Puh-leeze, girl. I just threw up a little in my mouth.
You know that bitch wrote that herself. I mean when was the last time you saw “intellectual” as a noun in someone’s bio?
But I thought, what the hell? I’ll read her column. Maybe I’ll learn something.
And I did. I learned that my evaporated ambivalence had now turned to full-on, eye-rolling disdain.
One of the premises of her column today was her doubt of the existence of global warming. I won’t go into all of the detail—and forgive me, cuz you know I loves the big words--but, the woman’s use of florid vocabulary reminds me of Wal-Mart perfume—IT. JUST. STINKS. TOO. MUCH.
An example: “Who is impious enough to believe that Earth's contours are permanent?” Uh . . . I dunno. Is it J. Lo?
From C. Pag’s perspective, “virtually all of the major claims about global warming and its causes still remain to be proved.”
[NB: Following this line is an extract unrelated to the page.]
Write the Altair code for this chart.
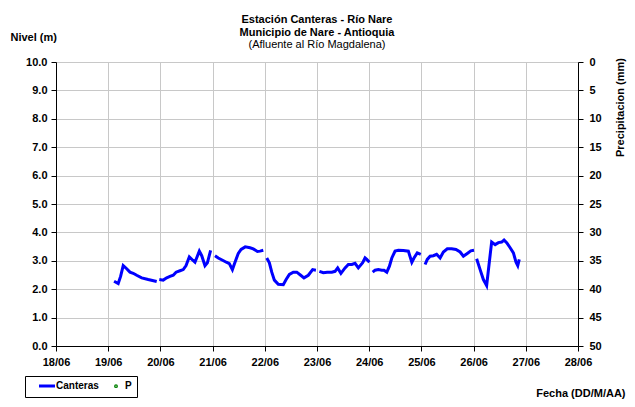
import altair as alt
import pandas as pd

# Nivel (m) readings, Estación Canteras; hours after 18/06 00:00, one list per unbroken stretch
seg1_h = [26.7, 28.6, 29.7, 30.9, 32.5, 34.0, 35.5, 37.1, 39.4, 42.4, 46.3]
seg1_v = [2.28, 2.20, 2.45, 2.83, 2.72, 2.60, 2.56, 2.49, 2.40, 2.34, 2.27]
seg2_h = [47.5, 49.3, 50.9, 52.4, 53.9, 55.2, 57.0, 58.5, 59.8, 61.3, 62.9, 63.9, 65.9, 67.0, 68.5, 69.6, 71.1]
seg2_v = [2.34, 2.32, 2.40, 2.45, 2.49, 2.60, 2.65, 2.69, 2.83, 3.14, 3.02, 2.95, 3.34, 3.18, 2.83, 2.93, 3.37]
seg3_h = [73.1, 74.6, 76.6, 78.3, 79.7, 81.1, 82.3, 83.8, 85.1, 87.0, 89.2, 90.7, 92.6, 93.8, 95.3]
seg3_v = [3.18, 3.10, 3.02, 2.95, 2.90, 2.69, 2.95, 3.26, 3.40, 3.49, 3.46, 3.42, 3.33, 3.34, 3.37]
seg4_h = [96.9, 98.1, 99.2, 100.4, 102.2, 104.5, 105.8, 107.3, 109.1, 110.7, 112.5, 114.0, 116.0, 118.0, 119.5]
seg4_v = [3.10, 2.93, 2.60, 2.32, 2.17, 2.16, 2.34, 2.52, 2.60, 2.60, 2.49, 2.40, 2.49, 2.69, 2.67]
seg5_h = [121.1, 122.9, 124.7, 126.8, 128.3, 129.5, 131.0, 132.9, 134.4, 136.0, 137.5, 139.0, 141.0, 142.1, 142.9, 144.1]
seg5_v = [2.63, 2.58, 2.60, 2.60, 2.63, 2.75, 2.56, 2.75, 2.87, 2.87, 2.91, 2.75, 2.93, 3.10, 3.05, 2.95]
seg6_h = [145.6, 146.7, 148.2, 149.8, 150.8, 152.1, 153.3, 154.4, 155.9, 157.4, 159.7, 162.0, 163.6, 164.6, 166.1, 167.7]
seg6_v = [2.60, 2.67, 2.69, 2.67, 2.67, 2.60, 2.81, 3.10, 3.34, 3.37, 3.36, 3.34, 2.95, 3.10, 3.28, 3.23]
seg7_h = [169.7, 170.7, 172.0, 173.5, 175.0, 176.6, 178.1, 179.9, 181.9, 183.9, 185.8, 187.3, 189.1, 190.7, 192.2]
seg7_v = [2.87, 3.05, 3.16, 3.18, 3.23, 3.10, 3.31, 3.42, 3.42, 3.40, 3.31, 3.16, 3.26, 3.35, 3.37]
seg8_h = [193.4, 195.0, 196.5, 198.0, 199.1, 200.3, 201.9, 203.4, 204.9, 206.0, 207.2, 208.8, 210.3, 211.5, 212.3, 213.0]
seg8_v = [3.07, 2.69, 2.34, 2.13, 2.87, 3.66, 3.57, 3.64, 3.66, 3.73, 3.64, 3.46, 3.28, 2.95, 2.83, 3.05]

# Precipitación P (mm): no readings in this period
p_h = []
p_v = []

series_names = ["Canteras", "P"]
series_colors = ["#0000FF", "#008000"]
day_ticks = [18, 19, 20, 21, 22, 23, 24, 25, 26, 27, 28]

base = pd.Timestamp("2010-06-18 00:00")
segs = [(seg1_h, seg1_v), (seg2_h, seg2_v), (seg3_h, seg3_v), (seg4_h, seg4_v),
        (seg5_h, seg5_v), (seg6_h, seg6_v), (seg7_h, seg7_v), (seg8_h, seg8_v)]
rows = []
for i, (hs, vs) in enumerate(segs):
    for h, v in zip(hs, vs):
        rows.append({"fecha": base + pd.Timedelta(hours=h), "nivel": v, "seg": i, "serie": "Canteras"})
df_line = pd.DataFrame(rows)
df_p = pd.DataFrame({"fecha": [base + pd.Timedelta(hours=h) for h in p_h],
                     "p": p_v, "serie": ["P"] * len(p_h)})

FONT = "Liberation Sans"
x_dom = [alt.DateTime(year=2010, month=6, date=18), alt.DateTime(year=2010, month=6, date=28)]
x_vals = [alt.DateTime(year=2010, month=6, date=d) for d in day_ticks]

x_enc = alt.X("fecha:T",
              scale=alt.Scale(domain=x_dom),
              axis=alt.Axis(values=x_vals, format="%d/%m", title="Fecha (DD/M/AA)",
                            titleAlign="right", titleAnchor="end", titleX=569, titleY=47,
                            titleBaseline="middle", tickSize=5, labelPadding=5,
                            grid=True, labelFlush=False))

sym_expr = "datum.value === 'P' ? 'circle' : 'stroke'"
size_expr = "datum.value === 'P' ? 2 : 256"
sw_expr = "datum.value === 'P' ? 2.5 : 3"

line = alt.Chart(df_line).mark_line(strokeWidth=3, interpolate="linear").encode(
    x=x_enc,
    y=alt.Y("nivel:Q", scale=alt.Scale(domain=[0, 10], nice=False),
            axis=alt.Axis(values=list(range(0, 11)), format=".1f", title="Nivel (m)",
                          orient="left", titleAngle=0, titleAlign="left", titleX=-46, titleY=-25,
                          titleBaseline="middle", tickSize=5, labelPadding=4, grid=True)),
    color=alt.Color("serie:N",
                    scale=alt.Scale(domain=series_names, range=series_colors),
                    legend=alt.Legend(title=None, orient="none", direction="horizontal",
                                      legendX=-31, legendY=314,
                                      symbolType=alt.ExprRef(sym_expr),
                                      symbolSize=alt.ExprRef(size_expr),
                                      symbolStrokeWidth=alt.ExprRef(sw_expr),
                                      symbolOffset=12,
                                      labelExpr="datum.label === 'P' ? 'P\u2003\u2003' : datum.label",
                                      strokeColor="black", fillColor="white",
                                      padding=5, columnPadding=0, labelFontSize=10,
                                      labelFontWeight="bold", labelFont=FONT,
                                      labelColor="black")),
    detail="seg:N",
)

precip = alt.Chart(df_p).mark_point(shape="square", size=6, filled=True, color="#008000").encode(
    x=alt.X("fecha:T", scale=alt.Scale(domain=x_dom)),
    y=alt.Y("p:Q", scale=alt.Scale(domain=[0, 50], reverse=True, nice=False),
            axis=alt.Axis(values=list(range(0, 51, 5)), format="d", title="Precipitacion (mm)",
                          orient="right", titleAngle=270, titleX=42, titleY=45,
                          titleAlign="center", titleBaseline="middle",
                          tickSize=5, labelPadding=6, grid=False)),
)

chart = alt.layer(line, precip).resolve_scale(y="independent").properties(
    width=522, height=284,
    autosize=alt.AutoSizeParams(type="none"),
    padding={"left": 48, "top": 54, "right": 49, "bottom": 53},
    title=alt.TitleParams(text=["Estación Canteras - Río Nare", "Municipio de Nare - Antioquia"],
                          subtitle="(Afluente al Río Magdalena)",
                          anchor="middle", font=FONT, fontSize=11, fontWeight="bold",
                          color="black", lineHeight=13.5,
                          subtitleFont=FONT, subtitleFontSize=11, subtitleFontWeight="normal",
                          subtitleColor="black", subtitlePadding=1, offset=-19),
).configure(
    font=FONT,
).configure_view(
    strokeWidth=0,
).configure_axis(
    labelFont=FONT, labelFontSize=11, labelFontWeight="bold", labelColor="black",
    titleFont=FONT, titleFontSize=11, titleFontWeight="bold", titleColor="black",
    domainColor="black", domainWidth=1, tickColor="black", tickWidth=1,
    gridColor="#c8c8c8", gridWidth=1,
)

chart.save("out.html", embed_options={"renderer": "svg", "actions": False})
Say wha? My sense is that she doubts it because she carries a large share of the responsibility for said global warming. Greenhouse gas, fossil fuel, and blowhards like Camille. Need proof? Check out this line from a different part of her column, relating to political dynasties:
“There may be an atavistic longing for quasi-divine kingship that surfaces in unsettled times. Especially after 9/11, with its diffuse sense of peril, we should beware of the seductive dream of the strong man or clan who will shield us from harm. Democracy is predicated on sometimes chaotic cross-talk, not on governance by fiat, the whims of a hereditary elite.”
Somewhere in New Zealand there is a sheep growing a third eye.